→ Material
::::
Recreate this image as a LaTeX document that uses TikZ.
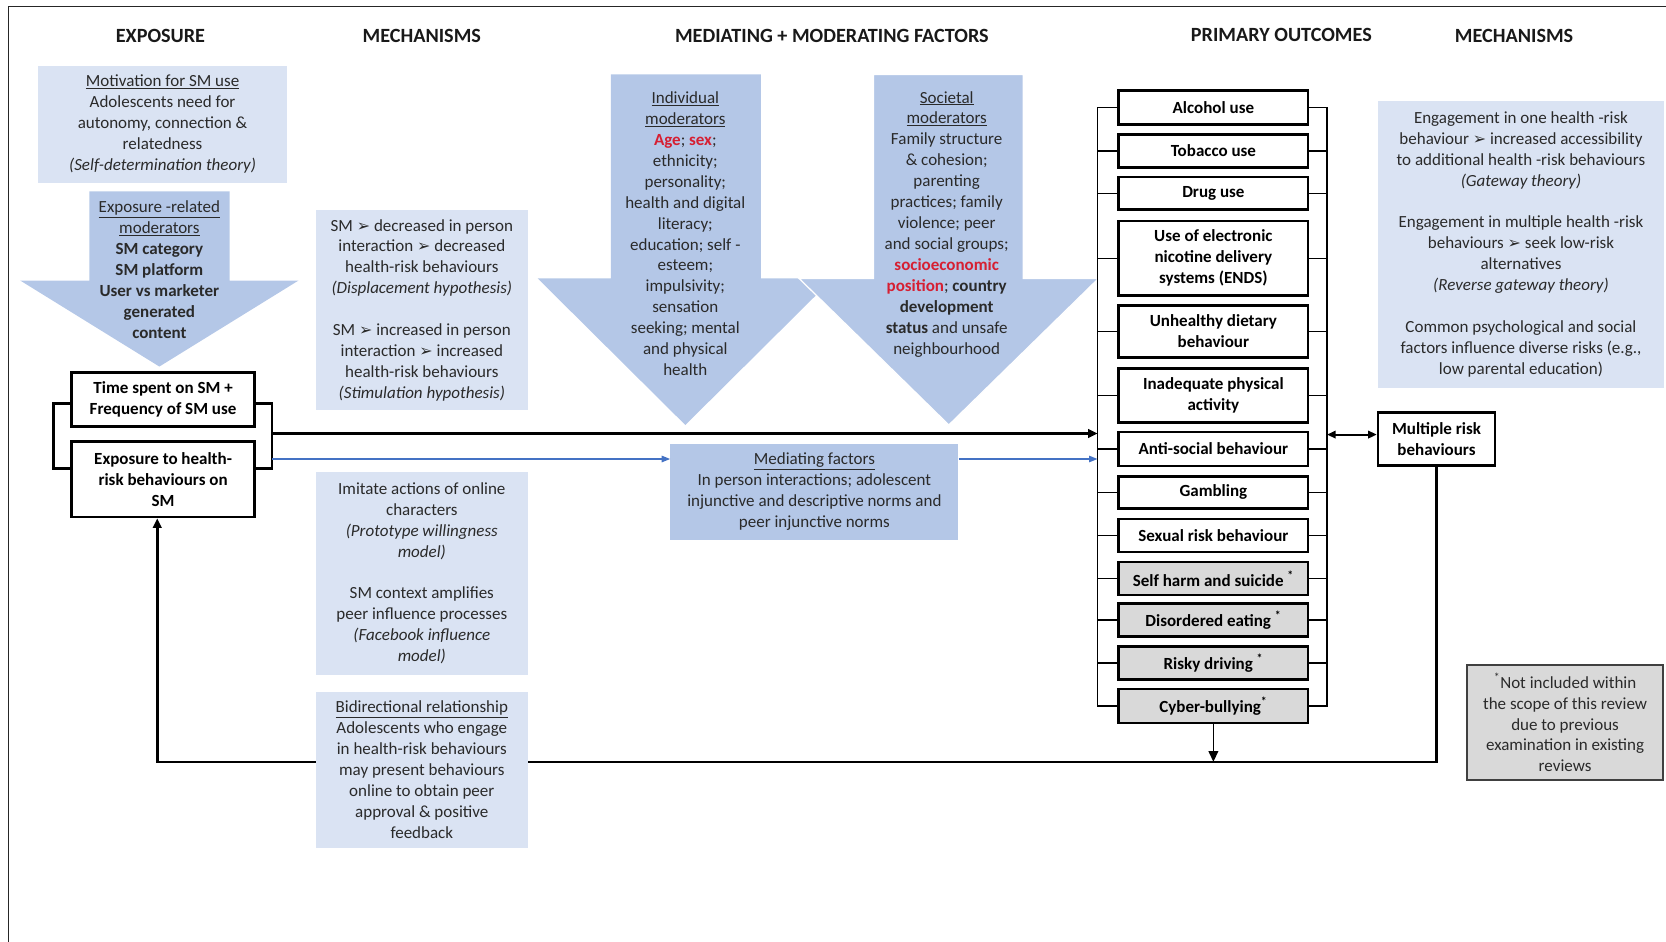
\documentclass[tikz,border=0pt]{standalone}
\usepackage{fontspec}
\setmainfont{Carlito}
\newfontfamily\dejavu{DejaVu Sans}
\usetikzlibrary{arrows.meta}
\definecolor{softfill}{HTML}{DAE3F3}
\definecolor{arrowfill}{HTML}{B4C7E7}
\definecolor{linkblue}{HTML}{4472C4}
\definecolor{redtxt}{RGB}{214,31,50}
\definecolor{txt}{HTML}{2A2A2A}
\definecolor{notegray}{HTML}{D9D9D9}
\newcommand{\myarr}{{\dejavu\fontsize{15}{15}\selectfont ➢}}
\newcommand{\rt}[1]{\textcolor{redtxt}{\textbf{#1}}}
\begin{document}
\begin{tikzpicture}[x=1pt,y=-1pt,
  every node/.style={font=\fontsize{16}{19.7}\selectfont, align=center, inner sep=0pt, text=txt},
  head/.style={font=\fontsize{19}{22}\selectfont\bfseries, text=black!90},
  softbox/.style={fill=softfill, text=txt},
  midbox/.style={fill=arrowfill, text=txt},
  outbox/.style={draw=black, line width=2.6pt, fill=white, text=black,
     font=\fontsize{16}{19.7}\selectfont\bfseries, minimum width=178pt},
  greybox/.style={outbox, fill=notegray},
  notebox/.style={draw=black!75, line width=2pt, fill=notegray, text=txt},
  framel/.style={draw=black!85, line width=1.6pt},
  bracket/.style={draw=black, line width=1.3pt},
  thickl/.style={draw=black, line width=2.6pt},
  karrow/.style={draw=black, line width=2.2pt, -{Triangle[length=9pt,width=8pt]}},
  barrow/.style={draw=linkblue, line width=1.4pt, -{Triangle[length=8pt,width=6pt]}},
  fbline/.style={draw=black, line width=2.4pt},
  dblarrow/.style={draw=black, line width=2pt, {Triangle[length=8pt,width=7pt]}-{Triangle[length=8pt,width=7pt]}}
]
\useasboundingbox (0,0) rectangle (1568,886);
% frame
\coordinate (fTL) at (8,6);
\coordinate (fTR) at (1570,6);
\coordinate (fBL) at (8,890);
\draw[framel] (fTR) -- (fTL) -- (fBL);

% headings
\node[head] (h1) at (151,34) {EXPOSURE};
\node[head] (h2) at (397,34) {MECHANISMS};
\node[head] (h3) at (783,34) {MEDIATING + MODERATING FACTORS};
\node[head] (h4) at (1206,33) {PRIMARY OUTCOMES};
\node[head] (h5) at (1425,34) {MECHANISMS};

% motivation box
\node[softbox, minimum width=234pt, minimum height=110pt] (mot) at (153,117)
 {\underline{Motivation for SM use}\\ Adolescents need for\\ autonomy, connection \&\\ relatedness\\ \textit{(Self-determination theory)}};

% exposure-related moderators arrow
\fill[arrowfill] (84,180) -- (216,180) -- (216,264) -- (281,264) -- (150,345) -- (19,264) -- (84,264) -- cycle;
\node (expmod) at (150,254)
 {\underline{Exposure -related}\\ \underline{moderators}\\ \textbf{SM category}\\ \textbf{SM platform}\\ \textbf{User vs marketer}\\ \textbf{generated}\\ \textbf{content}};

% individual moderators arrow
\fill[arrowfill] (575,70) -- (716,70) -- (716,262) -- (784,262) -- (645,400) -- (506,262) -- (575,262) -- cycle;
\node (indmod) at (645,220)
 {\underline{Individual}\\ \underline{moderators}\\ \rt{Age}; \rt{sex};\\ ethnicity;\\ personality;\\ health and digital\\ literacy;\\ education; self -\\ esteem;\\ impulsivity;\\ sensation\\ seeking; mental\\ and physical\\ health};

% societal moderators arrow
\filldraw[fill=arrowfill, draw=white, line width=1.2pt] (822,70) -- (963,70) -- (963,262) -- (1034,262) -- (893,400) -- (752,262) -- (822,262) -- cycle;
\node (socmod) at (891,211)
 {\underline{Societal}\\ \underline{moderators}\\ Family structure\\ \& cohesion;\\ parenting\\ practices; family\\ violence; peer\\ and social groups;\\ \rt{socioeconomic}\\ \rt{position}; \textbf{country}\\ \textbf{development}\\ \textbf{status} and unsafe\\ neighbourhood};

% mechanisms boxes
\node[softbox, minimum width=200pt, minimum height=188pt] (mech1) at (397,292)
 {SM \myarr\ decreased in person\\ interaction \myarr\ decreased\\ health-risk behaviours\\ \textit{(Displacement hypothesis)}\\[19.7pt]
  SM \myarr\ increased in person\\ interaction \myarr\ increased\\ health-risk behaviours\\ \textit{(Stimulation hypothesis)}};
\node[softbox, minimum width=200pt, minimum height=191pt] (mech2) at (397,539.5)
 {Imitate actions of online\\ characters\\ \textit{(Prototype willingness}\\ \textit{model)}\\[19.7pt]
  SM context amplifies\\ peer influence processes\\ \textit{(Facebook influence}\\ \textit{model)}};

% exposure boxes
\node[outbox, minimum width=172pt, minimum height=51pt] (tb) at (153.5,376)
 {Time spent on SM +\\ Frequency of SM use};
\node[outbox, minimum width=172pt, minimum height=71pt] (eb) at (153.5,451)
 {Exposure to health-\\ risk behaviours on\\ SM};

% exposure bracket
\coordinate (xt) at (50,380);
\coordinate (xb) at (50,441);
\coordinate (xt2) at (256,380);
\coordinate (xb2) at (256,441);
\draw[thickl] (tb.west |- xt) -- (xt) -- (xb) -- (eb.west |- xb);
\draw[thickl] (tb.east |- xt2) -- (xt2) -- (xb2) -- (eb.east |- xb2);

% mediating factors box
\node[midbox, minimum width=271pt, minimum height=90pt] (med) at (766.5,463)
 {\underline{Mediating factors}\\ In person interactions; adolescent\\ injunctive and descriptive norms and\\ peer injunctive norms};

% outcome boxes
\node[outbox, minimum height=32pt] (o1) at (1142,101) {Alcohol use};
\node[outbox, minimum height=31pt] (o2) at (1142,142) {Tobacco use};
\node[outbox, minimum height=31pt] (o3) at (1142,182) {Drug use};
\node[outbox, minimum height=70pt] (o4) at (1142,243) {Use of electronic\\ nicotine delivery\\ systems (ENDS)};
\node[outbox, minimum height=49pt] (o5) at (1142,312) {Unhealthy dietary\\ behaviour};
\node[outbox, minimum height=51pt] (o6) at (1142,372) {Inadequate physical\\ activity};
\node[outbox, minimum height=32pt] (o7) at (1142,422.5) {Anti-social behaviour};
\node[outbox, minimum height=30pt] (o8) at (1142,463.5) {Gambling};
\node[outbox, minimum height=31pt] (o9) at (1142,504) {Sexual risk behaviour};
\node[greybox, minimum height=31pt] (o10) at (1142,544.5) {Self harm and suicide \textsuperscript{*}};
\node[greybox, minimum height=31pt] (o11) at (1142,583.5) {Disordered eating \textsuperscript{*}};
\node[greybox, minimum height=31pt] (o12) at (1142,624) {Risky driving \textsuperscript{*}};
\node[greybox, minimum height=32pt] (o13) at (1142,664.5) {Cyber-bullying\textsuperscript{*}};

% outcome brackets
\coordinate (bL) at (1033,101);
\coordinate (bR) at (1249,101);
\draw[bracket] (o1.west) -- (o1.west -| bL) -- (o13.west -| bL) -- (o13.west);
\draw[bracket] (o1.east) -- (o1.east -| bR) -- (o13.east -| bR) -- (o13.east);
\foreach \i in {2,...,12} {
  \draw[bracket] (o\i.west) -- (o\i.west -| bL);
  \draw[bracket] (o\i.east) -- (o\i.east -| bR);
}

% right mechanisms box
\node[softbox, minimum width=269pt, minimum height=270pt] (mech3) at (1431.5,230)
 {Engagement in one health -risk\\ behaviour \myarr\ increased accessibility\\ to additional health -risk behaviours\\ \textit{(Gateway theory)}\\[19.7pt]
  Engagement in multiple health -risk\\ behaviours \myarr\ seek low-risk\\ alternatives\\ \textit{(Reverse gateway theory)}\\[19.7pt]
  Common psychological and social\\ factors influence diverse risks (e.g.,\\ low parental education)};

% multiple risk behaviours
\node[outbox, minimum width=110pt, minimum height=50pt] (mrb) at (1352,413)
 {Multiple risk\\ behaviours};

% note box
\node[notebox, minimum width=185pt, minimum height=108pt] (note) at (1473,680)
 {\textsuperscript{*}Not included within\\ the scope of this review\\ due to previous\\ examination in existing\\ reviews};

% main arrows
\coordinate (ka) at (256,408);
\draw[karrow] (ka) -- (ka -| bL);
\coordinate (ba) at (256,432);
\draw[barrow] (ba) -- (ba -| med.west);
\draw[barrow] (med.east |- ba) -- (ba -| bL);
\coordinate (da) at (1249,409);
\draw[dblarrow] (da) -- (da -| mrb.west);

% feedback loop
\coordinate (fbL) at (148,717);
\draw[fbline, -{Triangle[length=9pt,width=8pt]}] (mrb.south) -- (mrb.south |- fbL) -- (fbL) -- (fbL |- eb.south);
\draw[draw=black, line width=1.6pt, -{Triangle[length=10pt,width=9pt]}] (o13.south) -- (o13.south |- fbL);

% bidirectional box (drawn over the feedback line)
\node[softbox, minimum width=200pt, minimum height=147pt] (bidir) at (397,724.5)
 {\underline{Bidirectional relationship}\\ Adolescents who engage\\ in health-risk behaviours\\ may present behaviours\\ online to obtain peer\\ approval \& positive\\ feedback};
\end{tikzpicture}
\end{document}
::::
→ The task
Copy each line in the data that holds the word "this".

→ Exercise response
Recreate this image as a LaTeX document that uses TikZ.
 {\textsuperscript{*}Not included within\\ the scope of this review\\ due to previous\\ examination in existing\\ reviews};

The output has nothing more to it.